15 Apr. 2025
We love public holidays, especially the ones that stretch out into the weekend like Good Friday. They provide a much needed breather, especially after a busy school or work week. I remember that hopeful feeling on a Thursday night, excited about enjoying some rest and rejuvenation over the extended weekend. Monday still seemed some time away yet in the twinkling of an eye, Sunday is here with the Monday blues impending. At that point, we are probably asking ourselves, “Where did the time go?”
There are many such twinkling-of-an-eye moments in our lives, such as after a hearty celebration, at the end of a long awaited vacation, the nostalgia that parents feel while watching their children’s growing-up transitions. Or perhaps when you have reached your sunset years and look back in retrospect of how you have spent your life, “What has happened? What have I accomplished? Where did my time go?”
Interestingly, 1 Corinthians 15:51-53 talks about one such pivotal moment – Behold! I tell you a mystery. We shall not all sleep, but we shall all be changed, in a moment, in the twinkling of an eye, at the last trumpet. For the trumpet will sound, and the dead will be raised imperishable, and we shall be changed. For this perishable body must put on the imperishable, and this mortal body must put on immortality.
1 Corinthians 15:51-53
Behold! I tell you a mystery. We shall not all sleep, but we shall all be changed, in a moment, in the twinkling of an eye, at the last trumpet. For the trumpet will sound, and the dead will be raised imperishable, and we shall be changed. For this perishable body must put on the imperishable, and this mortal body must put on immortality.

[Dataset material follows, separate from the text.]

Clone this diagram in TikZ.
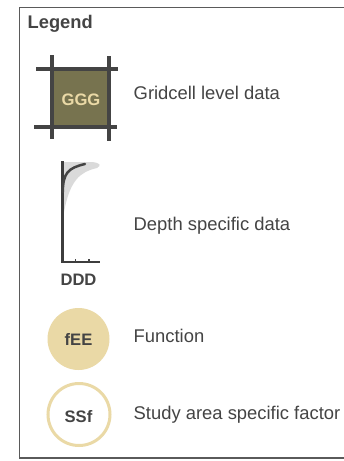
\documentclass[tikz,border=0pt]{standalone}
\usepackage{fontspec}
\setmainfont{Liberation Sans}
\definecolor{ink}{HTML}{444444}
\definecolor{framegray}{HTML}{5A5A5A}
\definecolor{olive}{HTML}{77734F}
\definecolor{sand}{HTML}{EAD9A6}
\definecolor{bandgray}{HTML}{DADADA}
\tikzset{
  label/.style={anchor=base west, text=ink, font=\fontsize{18.4}{22}\selectfont, inner sep=0pt},
  title/.style={anchor=base west, text=ink, font=\fontsize{18.3}{22}\selectfont\bfseries, inner sep=0pt},
  iconlabel/.style={anchor=base, text=ink, font=\fontsize{16.6}{20}\selectfont\bfseries, inner sep=0pt},
  gridline/.style={draw=ink, line width=4pt},
  axis/.style={draw=ink!90!black, line width=2.5pt},
}
\begin{document}
\begin{tikzpicture}[x=1pt,y=-1pt]
  \clip (0,0) rectangle (344,461);
  \fill[white] (0,0) rectangle (344,461);
  % outer frame
  \draw[framegray, line width=1.5pt] (360,7.5) -- (19.5,7.5) -- (19.5,458) -- (360,458);
  \node[title] (legend) at (27.5,28.3) {Legend};

  % gridcell icon
  \fill[olive] (52.3,69) rectangle (109.3,126.7);
  \draw[gridline] (52.3,55) -- (52.3,139);
  \draw[gridline] (109.3,56) -- (109.3,141);
  \draw[gridline] (36,69) -- (118,69);
  \draw[gridline] (34,126.7) -- (117,126.7);
  \node[iconlabel, text=sand] (ggg) at (81,105.7) {GGG};
  \node[label] (lgrid) at (133.5,99.3) {Gridcell level data};

  % depth profile icon: uncertainty band, axes, mean profile
  \fill[bandgray] (62.5,162) -- (92,162) .. controls (100,163) and (102,165) .. (97,168)
     .. controls (80,172) and (70,180) .. (64,212) -- (62.5,212) -- cycle;
  \draw[axis, line cap=butt] (62.5,161) -- (62.5,262) -- (100,262);
  \draw[ink, line width=1.5pt] (75.5,262) -- (75.5,259) (89,262) -- (89,259);
  \draw[ink, line width=2.5pt, line cap=round] (62.8,192) .. controls (63,173) and (68,168) .. (85,164);
  \node[iconlabel] (ddd) at (78.5,285) {DDD};
  \node[label] (ldepth) at (133.5,230) {Depth specific data};

  % function icon
  \node[circle, fill=sand, minimum size=62pt, inner sep=0pt] (fee) at (78.5,339) {};
  \node[iconlabel] at (78.5,345) {fEE};
  \node[label] (lfun) at (133.5,342.3) {Function};

  % study area factor icon
  \node[circle, draw=sand, line width=3pt, fill=white, minimum size=62pt, inner sep=0pt] (ssf) at (79,414.5) {};
  \node[iconlabel] at (78.5,422.7) {SSf};
  \node[label] (lssf) at (133.5,419) {Study area specific factor};
\end{tikzpicture}
\end{document}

The rapture, as Christians believe, refers to a future event when all believers in Christ will be taken up into heaven to be with the Lord. Believers who have died will be resurrected and believers who are still alive will rise to meet the Lord Jesus in the air. All our perishable, decaying earthly bodies will be changed and transformed to imperishable, indestructible heavenly bodies. We will become immortal, given new bodies fit for the climate of heaven and live for eternity with God. What a wonderful hope we have, that one day all our brokenness and suffering will end in newness and glory with Christ!
None of this would be possible if it were not for the events that first took place on Good Friday and Easter Sunday. If the Lord Jesus Christ did not die on the cross for our sins on Good Friday, the dead will remain dead, and the alive will one day join the dead. If the Lord Jesus Christ did not rise from the grave on Easter Sunday, the Christian faith would be futile and the rapture would be null. The essence of Good Friday and Easter Sunday is this: I (Jesus) am the resurrection and the life. Whoever believes in me, though he die, yet shall he live, and everyone who lives and believes in me shall never die. Do you believe this? (John 11:25-26)
John 11:25-26
I am the resurrection and the life. Whoever believes in me, though he die, yet shall he live, and everyone who lives and believes in me shall never die. Do you believe this?
As we continue to experience various twinkling-of-an-eye moments, let us contemplate this one and live out the resurrection of Christ in our daily life as we look forward to our resurrection with Christ in our eternal life.
In the twinkling of an eye,
when the last trumpet sounds,
where, my friend, will you be found?